In another longstanding example of cooperation, the Federal Aviation Administration and the European Aviation Safety Agency have had a longstanding agreement to recognize the safety approval processes for planes built on the other side of the Atlantic. Aircraft safety has increased over the life of U.S.-EU aviation cooperation.
As these examples show, regulatory cooperation is the opposite of a “race to the bottom.” It’s really only feasible where counterpart regulations provide similar levels of protection for health, safety, and the environment.
Regulatory cooperation imposes no limits on sovereignty. The responsibilities of domestic regulatory agencies are not altered or delegated. Rather, cooperation with overseas counterparts helps regulators examine the way other systems address similar issues in order to reach the most effective solution.
It isn’t about harmonization, either. In general, it does not involve creating an identical regulation, which may make sense only in select cases and for certain sectors.
Regulatory cooperation is happening both inside and outside of trade agreements. Last week, for instance, Canada and the United States issued an update on their bilateral cooperation in this area.
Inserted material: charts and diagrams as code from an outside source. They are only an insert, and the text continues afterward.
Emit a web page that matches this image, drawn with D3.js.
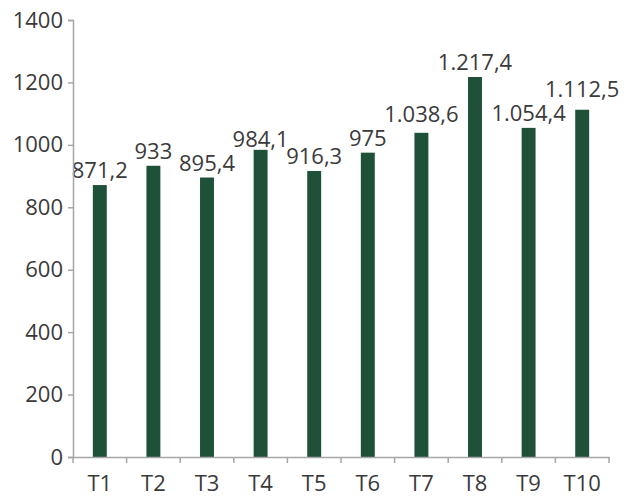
<!DOCTYPE html>
<html>
<head>
<meta charset="utf-8">
<script src="https://cdn.jsdelivr.net/npm/d3@7"></script>
<style>
  body { margin: 0; background: #fff; }
  text { font-family: "Open Sans", sans-serif; fill: #3a3a3a; }
</style>
</head>
<body>
<div id="chart"></div>
<script>
// bar chart, values per period T1..T10
const categories = ["T1", "T2", "T3", "T4", "T5", "T6", "T7", "T8", "T9", "T10"];
const values = [871.2, 933, 895.4, 984.1, 916.3, 975, 1038.6, 1217.4, 1054.4, 1112.5];
const yTicks = [0, 200, 400, 600, 800, 1000, 1200, 1400];

var width = 640,
    height = 501,
    margin = {top: 20, right: 31, bottom: 44, left: 73};

var svg = d3.select("#chart")
  .append("svg")
    .attr("width", width)
    .attr("height", height);

var x = d3.scaleBand()
  .domain(categories)
  .range([margin.left, width - margin.right])
  .paddingInner(0.74)
  .paddingOuter(0.37);

var y = d3.scaleLinear()
  .domain([0, 1400])
  .range([height - margin.bottom, margin.top]);

// 1.217,4 style labels
var fmt = function(v) {
  var s = d3.format(",")(v);
  return s.replace(/,/g, "#").replace(/\./g, ",").replace(/#/g, ".");
};

// bars
svg.selectAll("rect.bar")
  .data(values)
  .enter()
  .append("rect")
    .attr("class", "bar")
    .attr("x", (d, i) => x(categories[i]))
    .attr("y", d => y(d))
    .attr("width", x.bandwidth())
    .attr("height", d => y(0) - y(d))
    .attr("fill", "#1f5139");

// value labels
var labels = svg.selectAll("text.val")
  .data(values)
  .enter()
  .append("text")
    .attr("class", "val")
    .attr("x", (d, i) => x(categories[i]) + x.bandwidth() / 2)
    .attr("y", d => y(d) - 7)
    .attr("text-anchor", "middle")
    .style("font-size", "22px")
    .text(d => fmt(d));

// push a label up if it runs into its left neighbour
var nodes = labels.nodes();
for (var i = 1; i < nodes.length; i++) {
  var a = nodes[i - 1].getBBox(), b = nodes[i].getBBox();
  var overlapX = a.x + a.width > b.x && b.x + b.width > a.x;
  var overlapY = a.y + a.height > b.y && b.y + b.height > a.y;
  if (overlapX && overlapY && values[i] > values[i - 1]) {
    var cur = +d3.select(nodes[i]).attr("y");
    d3.select(nodes[i]).attr("y", cur - (b.y + b.height - a.y) + 6);
  }
}

// y axis
var yAxis = svg.append("g")
  .attr("transform", "translate(" + margin.left + ",0)")
  .call(d3.axisLeft(y).tickValues(yTicks).tickSize(5).tickPadding(5).tickFormat(d3.format("d")));

// x axis, ticks on band edges
var xAxis = svg.append("g")
  .attr("transform", "translate(0," + y(0) + ")")
  .call(d3.axisBottom(x).tickSize(0).tickPadding(18));

var step = x.step();
xAxis.selectAll("line.edge")
  .data(d3.range(categories.length + 1))
  .enter()
  .append("line")
    .attr("class", "edge")
    .attr("x1", i => margin.left + i * step)
    .attr("x2", i => margin.left + i * step)
    .attr("y1", 0)
    .attr("y2", 6);

[yAxis, xAxis].forEach(function(g) {
  g.selectAll("path, line").attr("stroke", "#a6a6a6").attr("stroke-width", 1.5);
  g.selectAll("text").style("font-size", "22px").attr("fill", "#3a3a3a");
});
</script>
</body>
</html>
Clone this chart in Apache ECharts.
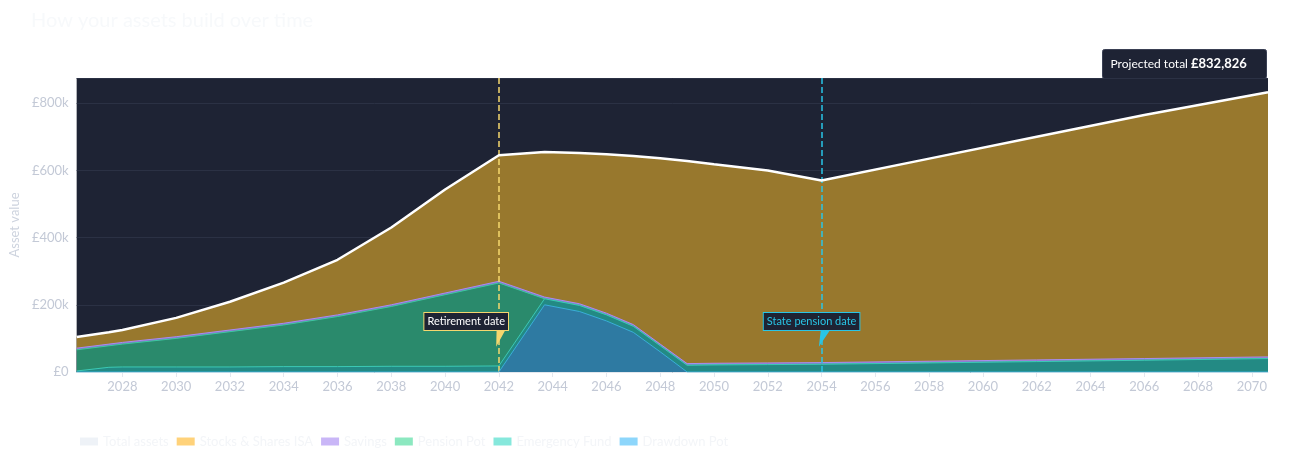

The Chamber has worked hard to provide practical input into this process.
In the Transatlantic Trade and Investment Partnership (TTIP) negotiations, the United States and the EU aim to make ground breaking commitments on regulatory cooperation. The Chamber and BusinessEurope, the federation of national business organizations in Europe, last week released a paper on regulatory cooperation as part of the TTIP.
Regulatory cooperation can make regulation more effective and less costly. It’s a winning formula with a bright future.